Yetnikoff setzte MTV unter Druck, das Video von „Billy Jean“ zu spielen. Der damals noch junge Sender weigerte sich, das Video eines schwarzen Künstlers zu spielen. Yetnikoff drohte, den Sender in Zukunft zu boykottieren, sollten sie das Jackson-Video nicht spielen. Keine Videos mehr von anderen CBS-Künstlern wie Bruce Springsteen, Billy Joel, Bob Dylan oder Barbara Streisand. Die Verantwortlichen von MTV gaben nach und die Bilder des tanzenden und singenden Jackson gingen um die Welt. Die Single schoss weltweit in die Charts, das Album wurde zum meistverkauften in der Popgeschichte und Jackson der erste globale Superstar. Frank DiLeo war zuerst Jacksons Leibwächter und väterlicher Freund und wurde bald zu seinem Manager. DiLeo schützte den scheuen Star vor Presse und Fans und plante und gestaltete dessen Karriere. Der möglicherweise wichtigste Mann in Jacksons Karriere war jedoch Quincy Jones. Der Jazzmusiker und Produzent produzierte Michael Jacksons drei besten Alben. „Off the Wall“ 1979, „Thriller“ 1982 und „Bad“ 1987.

Musik, die Welten vereinte

So talentiert Michael auch war, es bedurfte eines musikalischen Direktors, um das Genie des Künstlers in die richtigen Kanäle zu leiten. Quincy Jones’ Produktion ist von einer musikalischen Finesse, welche heute noch staunen lässt. Er schaffte es, einen schwarzen Sänger weiße Popmusik so singen zu lassen, dass wahrhaftig etwas Neues entstand. Die Musik in dieser Phase vereinte Welten. Alle konnten sich auf Jackson einigen. Quincy Jones vermengte die Stile und schuf etwas Neues, welches doch vertraut wirkte. Michael Jackson wurde durch seine Musik zum ersten globalen Popstar und durchbrach jede bestehende Kategorie.
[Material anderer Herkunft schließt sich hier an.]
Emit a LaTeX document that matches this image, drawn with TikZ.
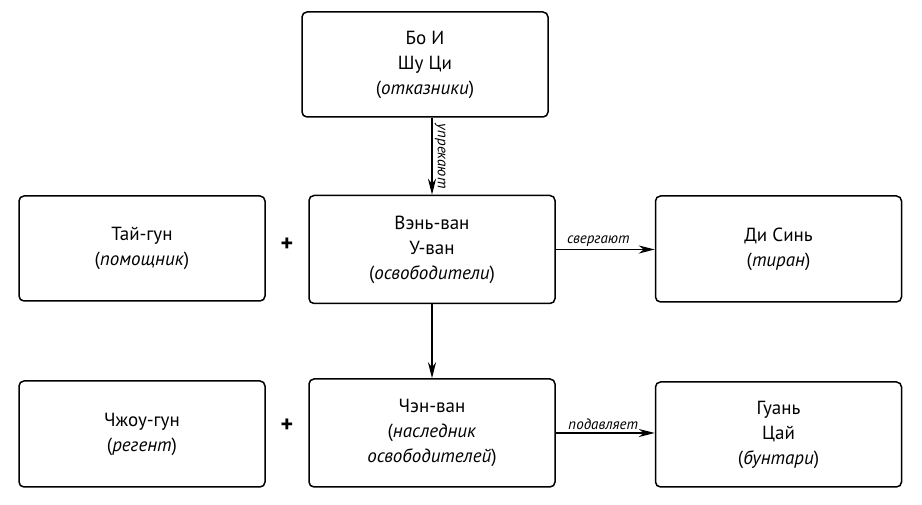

Seine Musik war weder schwarz noch weiß, noch Pop, Soul oder Rock. Dieser Status wurde durch seine Welttourneen und phänomenalen Konzerte nur noch untermauert.

1989 war ein weiteres Schicksalsjahr in Jacksons Karriere. Der Künstler feuerte seinen Manager Frank DiLeo und trennte sich von seinem Produzenten Quincy Jones. Jackson wollte den Ruhm nicht mehr mit anderen teilen. Inzwischen kaufte Sony CBS und trennte sich von Walter Yetnikoff. Jacksons drei wichtigste Wegbegleiter verließen das Umfeld des Künstlers. Seitdem verschliss Jackson elf Manager und bei seinen Plattenproduktionen unzählige Produzenten. Es war der Anfang vom Ende der Karriere des Michael Jackson. Das 1995 folgende Album „History“ war musikalisch nur mehr ein Schatten der brillanten Frühwerke, transportierte jedoch das Ego eines bereits völlig abgehobenen Künstlers, welcher sich seiner Möglichkeiten und Grenzen schon lange nicht mehr bewusst war. Umgeben von falschen Freunden und teuren Beratern, wurden zu viele fatale Entscheidungen getroffen. Sein letztes Studioalbum „Invincible“ kostete Unsummen, war musikalisch erbärmlich und kommerziell ein Flop. Michael Jackson hat mit „Thriller“ das Musikbusiness revolutioniert und durch seine Musik Grenzen und Konzepte eingerissen. Und er war ein Mensch, der leider nur auf der Bühne bei sich sein konnte. Denn damals sang und tanzte er wie von Göttern geküsst. Besser wurde er nicht mehr – und die Popmusik auch nicht.